WORK INSTRUCTIONS: Retype only the lines running from the line that contains "Emit a Python" to the line that contains "from bokeh.resources import INLINE", inclusive, and leave the pictures behind.

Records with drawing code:
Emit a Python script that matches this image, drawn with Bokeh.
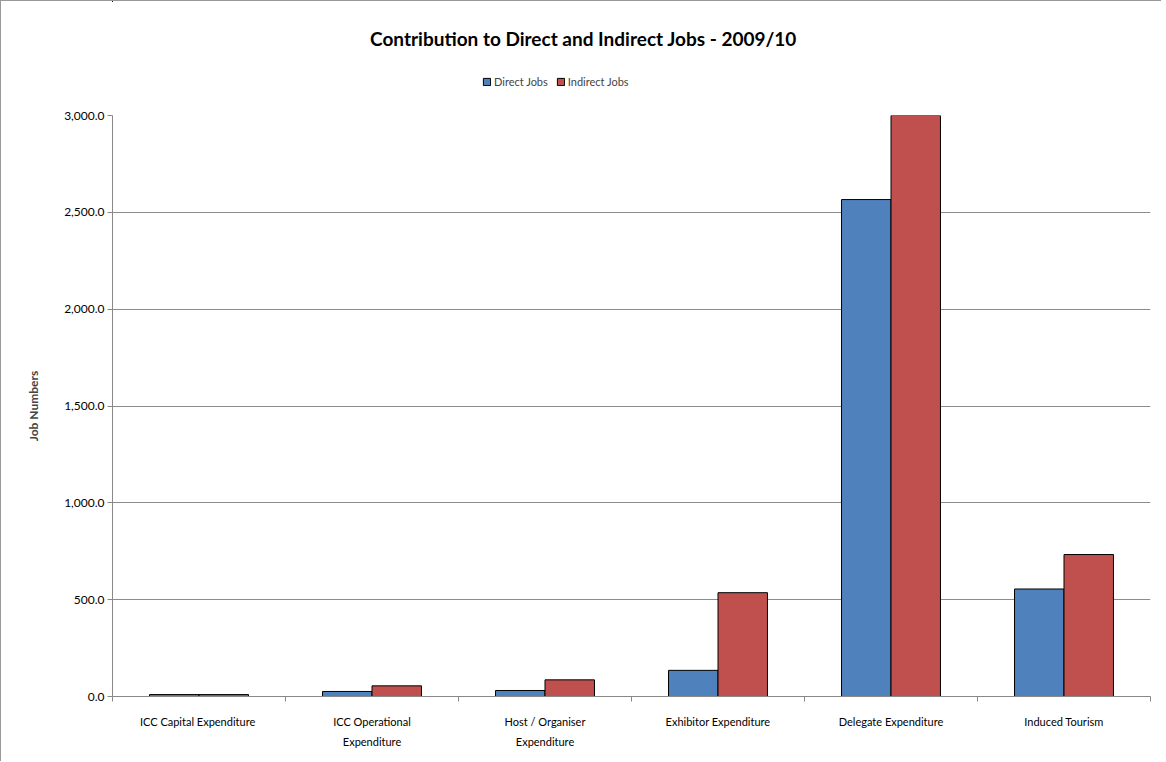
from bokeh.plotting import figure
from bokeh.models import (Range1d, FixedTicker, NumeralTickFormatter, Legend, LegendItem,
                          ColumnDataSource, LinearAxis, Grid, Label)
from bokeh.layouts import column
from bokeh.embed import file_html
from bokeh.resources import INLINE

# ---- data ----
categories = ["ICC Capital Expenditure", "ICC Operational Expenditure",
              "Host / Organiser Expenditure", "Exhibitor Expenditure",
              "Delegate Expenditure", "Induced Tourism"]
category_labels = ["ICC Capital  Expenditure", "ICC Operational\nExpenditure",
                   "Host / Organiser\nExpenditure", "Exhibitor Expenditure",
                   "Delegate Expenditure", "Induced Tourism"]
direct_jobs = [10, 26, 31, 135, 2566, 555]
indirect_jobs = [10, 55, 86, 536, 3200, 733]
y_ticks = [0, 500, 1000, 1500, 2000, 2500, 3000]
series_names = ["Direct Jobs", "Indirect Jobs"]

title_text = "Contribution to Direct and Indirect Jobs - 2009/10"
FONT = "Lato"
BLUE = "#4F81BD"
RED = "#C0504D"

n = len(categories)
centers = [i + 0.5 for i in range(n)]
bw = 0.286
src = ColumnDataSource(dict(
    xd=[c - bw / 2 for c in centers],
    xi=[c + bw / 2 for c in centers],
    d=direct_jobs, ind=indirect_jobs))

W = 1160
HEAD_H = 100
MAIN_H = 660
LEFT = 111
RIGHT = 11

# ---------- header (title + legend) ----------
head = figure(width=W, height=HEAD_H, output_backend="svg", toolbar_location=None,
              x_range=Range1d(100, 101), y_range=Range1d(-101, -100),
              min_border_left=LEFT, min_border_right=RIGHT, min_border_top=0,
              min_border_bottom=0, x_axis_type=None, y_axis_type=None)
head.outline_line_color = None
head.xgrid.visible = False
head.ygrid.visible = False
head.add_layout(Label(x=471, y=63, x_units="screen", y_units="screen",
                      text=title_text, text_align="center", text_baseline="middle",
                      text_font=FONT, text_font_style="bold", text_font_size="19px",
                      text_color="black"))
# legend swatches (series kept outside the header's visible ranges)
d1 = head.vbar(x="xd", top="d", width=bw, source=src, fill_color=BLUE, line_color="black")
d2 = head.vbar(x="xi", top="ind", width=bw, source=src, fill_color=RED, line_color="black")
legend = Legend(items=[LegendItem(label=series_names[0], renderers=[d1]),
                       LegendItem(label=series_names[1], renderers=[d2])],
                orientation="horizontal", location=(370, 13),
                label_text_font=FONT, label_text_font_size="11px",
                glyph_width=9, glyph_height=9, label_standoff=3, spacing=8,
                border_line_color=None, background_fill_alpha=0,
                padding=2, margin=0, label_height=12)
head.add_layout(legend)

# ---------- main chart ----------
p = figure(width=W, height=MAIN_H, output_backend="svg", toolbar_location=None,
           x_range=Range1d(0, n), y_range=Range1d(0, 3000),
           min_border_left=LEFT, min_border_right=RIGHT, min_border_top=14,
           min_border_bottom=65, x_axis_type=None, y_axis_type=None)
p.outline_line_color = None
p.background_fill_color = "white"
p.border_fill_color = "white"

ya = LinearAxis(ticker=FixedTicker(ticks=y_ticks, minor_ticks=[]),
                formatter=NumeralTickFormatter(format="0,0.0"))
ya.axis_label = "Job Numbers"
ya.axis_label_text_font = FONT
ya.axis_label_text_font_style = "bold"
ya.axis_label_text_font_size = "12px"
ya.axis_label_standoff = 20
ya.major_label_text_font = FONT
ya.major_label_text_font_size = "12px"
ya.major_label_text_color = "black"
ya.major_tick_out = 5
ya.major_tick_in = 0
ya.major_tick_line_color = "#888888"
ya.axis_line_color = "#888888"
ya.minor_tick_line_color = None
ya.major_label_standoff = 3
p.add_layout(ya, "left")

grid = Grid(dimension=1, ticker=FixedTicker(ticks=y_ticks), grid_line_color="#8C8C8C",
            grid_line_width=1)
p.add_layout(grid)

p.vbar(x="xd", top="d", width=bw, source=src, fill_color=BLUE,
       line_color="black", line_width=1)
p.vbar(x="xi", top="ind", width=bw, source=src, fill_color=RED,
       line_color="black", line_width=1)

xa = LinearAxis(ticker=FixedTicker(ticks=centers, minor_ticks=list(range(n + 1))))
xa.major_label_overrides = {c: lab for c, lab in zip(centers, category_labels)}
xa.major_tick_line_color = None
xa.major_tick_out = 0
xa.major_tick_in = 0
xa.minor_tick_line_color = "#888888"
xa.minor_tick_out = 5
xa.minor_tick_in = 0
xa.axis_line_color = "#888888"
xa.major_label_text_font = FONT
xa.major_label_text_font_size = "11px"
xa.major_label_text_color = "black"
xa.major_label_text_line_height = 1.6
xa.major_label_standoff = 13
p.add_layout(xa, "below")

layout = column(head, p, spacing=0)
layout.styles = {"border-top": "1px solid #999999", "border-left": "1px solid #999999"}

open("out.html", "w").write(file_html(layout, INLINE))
---
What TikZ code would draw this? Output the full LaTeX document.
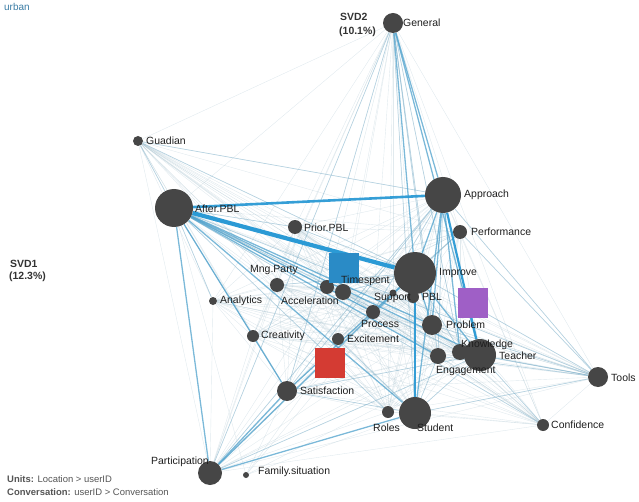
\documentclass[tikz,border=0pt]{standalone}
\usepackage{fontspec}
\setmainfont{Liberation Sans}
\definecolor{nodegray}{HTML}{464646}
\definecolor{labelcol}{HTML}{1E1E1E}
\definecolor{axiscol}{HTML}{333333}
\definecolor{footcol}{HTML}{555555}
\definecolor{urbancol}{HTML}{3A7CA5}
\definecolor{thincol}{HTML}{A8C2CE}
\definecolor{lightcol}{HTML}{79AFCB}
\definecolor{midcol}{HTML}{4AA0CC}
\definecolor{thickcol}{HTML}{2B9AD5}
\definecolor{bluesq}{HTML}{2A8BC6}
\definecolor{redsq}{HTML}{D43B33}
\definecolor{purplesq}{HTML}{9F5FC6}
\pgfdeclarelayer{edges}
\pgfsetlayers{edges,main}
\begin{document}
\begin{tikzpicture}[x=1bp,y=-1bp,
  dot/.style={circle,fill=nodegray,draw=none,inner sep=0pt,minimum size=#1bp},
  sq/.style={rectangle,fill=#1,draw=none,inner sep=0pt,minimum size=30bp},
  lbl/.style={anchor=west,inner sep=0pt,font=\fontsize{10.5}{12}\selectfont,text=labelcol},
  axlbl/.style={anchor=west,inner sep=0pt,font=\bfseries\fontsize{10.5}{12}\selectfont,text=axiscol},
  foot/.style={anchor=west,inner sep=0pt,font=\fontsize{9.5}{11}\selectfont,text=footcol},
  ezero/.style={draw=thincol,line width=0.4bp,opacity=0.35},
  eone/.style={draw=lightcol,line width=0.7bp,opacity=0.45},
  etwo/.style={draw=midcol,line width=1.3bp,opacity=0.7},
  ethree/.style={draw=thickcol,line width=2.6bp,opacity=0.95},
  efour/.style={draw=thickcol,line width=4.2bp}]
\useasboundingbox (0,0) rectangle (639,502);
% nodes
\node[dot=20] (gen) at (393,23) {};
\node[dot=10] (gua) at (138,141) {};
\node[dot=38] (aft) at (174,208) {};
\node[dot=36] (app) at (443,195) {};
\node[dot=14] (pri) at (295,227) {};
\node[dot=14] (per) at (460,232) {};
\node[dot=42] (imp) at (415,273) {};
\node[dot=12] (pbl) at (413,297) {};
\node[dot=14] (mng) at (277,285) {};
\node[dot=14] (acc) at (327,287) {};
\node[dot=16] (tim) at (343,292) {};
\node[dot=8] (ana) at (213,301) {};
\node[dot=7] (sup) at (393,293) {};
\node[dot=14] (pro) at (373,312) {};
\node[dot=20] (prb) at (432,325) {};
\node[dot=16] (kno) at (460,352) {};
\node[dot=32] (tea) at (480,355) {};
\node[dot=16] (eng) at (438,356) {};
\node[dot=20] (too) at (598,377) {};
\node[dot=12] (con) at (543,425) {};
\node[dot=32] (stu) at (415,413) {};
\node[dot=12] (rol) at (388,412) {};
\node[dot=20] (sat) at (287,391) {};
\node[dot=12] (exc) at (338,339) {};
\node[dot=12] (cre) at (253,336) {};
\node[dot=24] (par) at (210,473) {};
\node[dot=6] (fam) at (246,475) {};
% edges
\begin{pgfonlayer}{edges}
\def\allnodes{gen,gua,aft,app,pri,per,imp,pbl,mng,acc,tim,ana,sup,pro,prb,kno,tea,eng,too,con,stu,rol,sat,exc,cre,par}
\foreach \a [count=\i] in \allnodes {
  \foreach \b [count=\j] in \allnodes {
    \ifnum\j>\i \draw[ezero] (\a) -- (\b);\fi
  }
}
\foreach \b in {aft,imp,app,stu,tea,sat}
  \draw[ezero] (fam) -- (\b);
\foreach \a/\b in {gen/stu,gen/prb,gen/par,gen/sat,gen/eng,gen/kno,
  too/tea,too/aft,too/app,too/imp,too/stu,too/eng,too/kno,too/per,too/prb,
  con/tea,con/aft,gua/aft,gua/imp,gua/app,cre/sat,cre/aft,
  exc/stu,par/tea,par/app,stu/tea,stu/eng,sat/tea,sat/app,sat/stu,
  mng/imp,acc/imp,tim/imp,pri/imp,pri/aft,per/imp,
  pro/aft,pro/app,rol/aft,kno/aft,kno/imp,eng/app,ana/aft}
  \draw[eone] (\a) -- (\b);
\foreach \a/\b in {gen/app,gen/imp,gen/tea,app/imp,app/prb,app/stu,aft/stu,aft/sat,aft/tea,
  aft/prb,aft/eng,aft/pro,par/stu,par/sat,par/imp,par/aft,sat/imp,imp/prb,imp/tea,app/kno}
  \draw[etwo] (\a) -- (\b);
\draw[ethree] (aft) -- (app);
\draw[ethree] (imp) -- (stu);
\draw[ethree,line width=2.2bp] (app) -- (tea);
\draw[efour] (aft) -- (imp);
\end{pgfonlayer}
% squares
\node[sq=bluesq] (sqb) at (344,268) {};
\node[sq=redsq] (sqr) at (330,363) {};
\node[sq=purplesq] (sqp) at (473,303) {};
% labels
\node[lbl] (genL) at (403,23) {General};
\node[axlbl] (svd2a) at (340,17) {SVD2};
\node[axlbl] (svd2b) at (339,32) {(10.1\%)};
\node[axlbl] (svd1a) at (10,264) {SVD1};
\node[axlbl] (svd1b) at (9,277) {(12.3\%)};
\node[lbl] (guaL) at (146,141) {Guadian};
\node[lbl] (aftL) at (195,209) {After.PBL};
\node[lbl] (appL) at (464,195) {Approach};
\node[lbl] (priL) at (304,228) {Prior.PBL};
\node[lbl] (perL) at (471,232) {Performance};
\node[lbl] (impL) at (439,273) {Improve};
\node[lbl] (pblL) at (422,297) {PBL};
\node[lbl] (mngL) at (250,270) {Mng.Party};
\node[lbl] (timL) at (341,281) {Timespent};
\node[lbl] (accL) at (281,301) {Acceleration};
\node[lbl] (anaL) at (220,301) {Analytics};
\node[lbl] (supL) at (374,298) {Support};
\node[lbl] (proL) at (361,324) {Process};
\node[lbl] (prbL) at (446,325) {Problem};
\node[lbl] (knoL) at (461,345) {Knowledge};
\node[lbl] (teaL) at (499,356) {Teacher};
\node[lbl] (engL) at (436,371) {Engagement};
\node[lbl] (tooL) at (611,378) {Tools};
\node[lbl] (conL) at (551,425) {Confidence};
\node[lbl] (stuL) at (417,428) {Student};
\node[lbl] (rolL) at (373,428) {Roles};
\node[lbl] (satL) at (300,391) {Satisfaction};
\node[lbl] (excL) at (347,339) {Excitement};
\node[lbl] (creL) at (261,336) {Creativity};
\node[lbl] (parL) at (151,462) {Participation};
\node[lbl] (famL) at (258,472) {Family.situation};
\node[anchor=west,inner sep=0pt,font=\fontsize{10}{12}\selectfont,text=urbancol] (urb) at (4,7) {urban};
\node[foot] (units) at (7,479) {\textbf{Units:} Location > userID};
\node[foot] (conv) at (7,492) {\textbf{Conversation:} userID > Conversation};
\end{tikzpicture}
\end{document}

RESULT BELOW:
Emit a Python script that matches this image, drawn with Bokeh.
from bokeh.plotting import figure
from bokeh.models import (Range1d, FixedTicker, NumeralTickFormatter, Legend, LegendItem,
                          ColumnDataSource, LinearAxis, Grid, Label)
from bokeh.layouts import column
from bokeh.embed import file_html
from bokeh.resources import INLINE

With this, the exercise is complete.